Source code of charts
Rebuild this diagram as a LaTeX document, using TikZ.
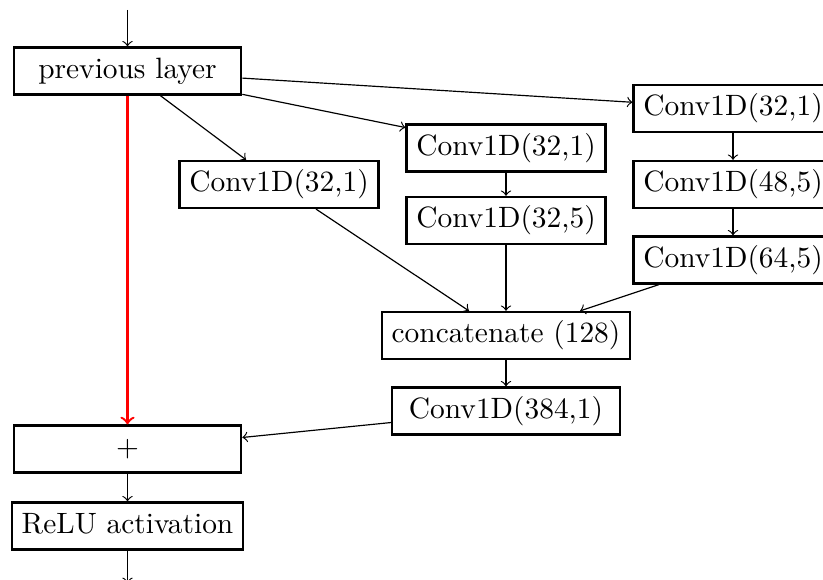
\documentclass[tikz,border=0pt]{standalone}
\usetikzlibrary{arrows}
\begin{document}
\begin{tikzpicture}[x=0.34pt,y=-0.34pt,
  layer/.style={draw,line width=0.75pt,inner xsep=3.33pt,inner ysep=3pt,
    text height=7.5pt,text depth=2.5pt,minimum height=15.9pt},
  wide/.style={layer,minimum width=77.3pt},
  conn/.style={->,line width=0.4pt},
  skip/.style={->,thick,red}]
\useasboundingbox (0,0) rectangle (823,580);

% input / output stubs
\coordinate (in) at (127.5,10);
\coordinate (out) at (127.5,583);

% left column
\node[wide] (prev) at (127.5,71) {previous layer};
\node[wide] (add) at (127.5,449) {$+$};
\node[wide] (relu) at (127.5,526) {ReLU activation};

% branch 1
\node[layer] (b1) at (279,184.5) {Conv1D(32,1)};

% branch 2
\node[layer] (b2a) at (506,148) {Conv1D(32,1)};
\node[layer] (b2b) at (506,220.5) {Conv1D(32,5)};

% branch 3
\node[layer] (b3a) at (733,108.5) {Conv1D(32,1)};
\node[layer] (b3b) at (733,184.5) {Conv1D(48,5)};
\node[layer] (b3c) at (733,260) {Conv1D(64,5)};

% merge
\node[layer] (cat) at (506,335.5) {concatenate (128)};
\node[wide] (proj) at (506,411) {Conv1D(384,1)};

\draw[conn] (in) -- (prev);
\draw[conn] (prev) -- (b1);
\draw[conn] (prev) -- (b2a);
\draw[conn] (prev) -- (b3a);
\draw[conn] (b2a) -- (b2b);
\draw[conn] (b3a) -- (b3b);
\draw[conn] (b3b) -- (b3c);
\draw[conn] (b1) -- (cat);
\draw[conn] (b2b) -- (cat);
\draw[conn] (b3c) -- (cat);
\draw[conn] (cat) -- (proj);
\draw[conn] (proj) -- (add);
\draw[skip] (prev) -- (add);
\draw[conn] (add) -- (relu);
\draw[conn] (relu) -- (out);
\end{tikzpicture}
\end{document}
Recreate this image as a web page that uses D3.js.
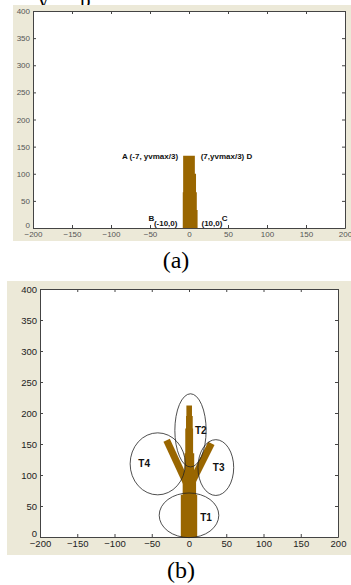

WHAT IS EXPECTED
From the data above, copy each line that has the string "this".

COMPLETE ANSWER
Rebuild this diagram as a LaTeX document, using TikZ.
Recreate this image as a web page that uses D3.js.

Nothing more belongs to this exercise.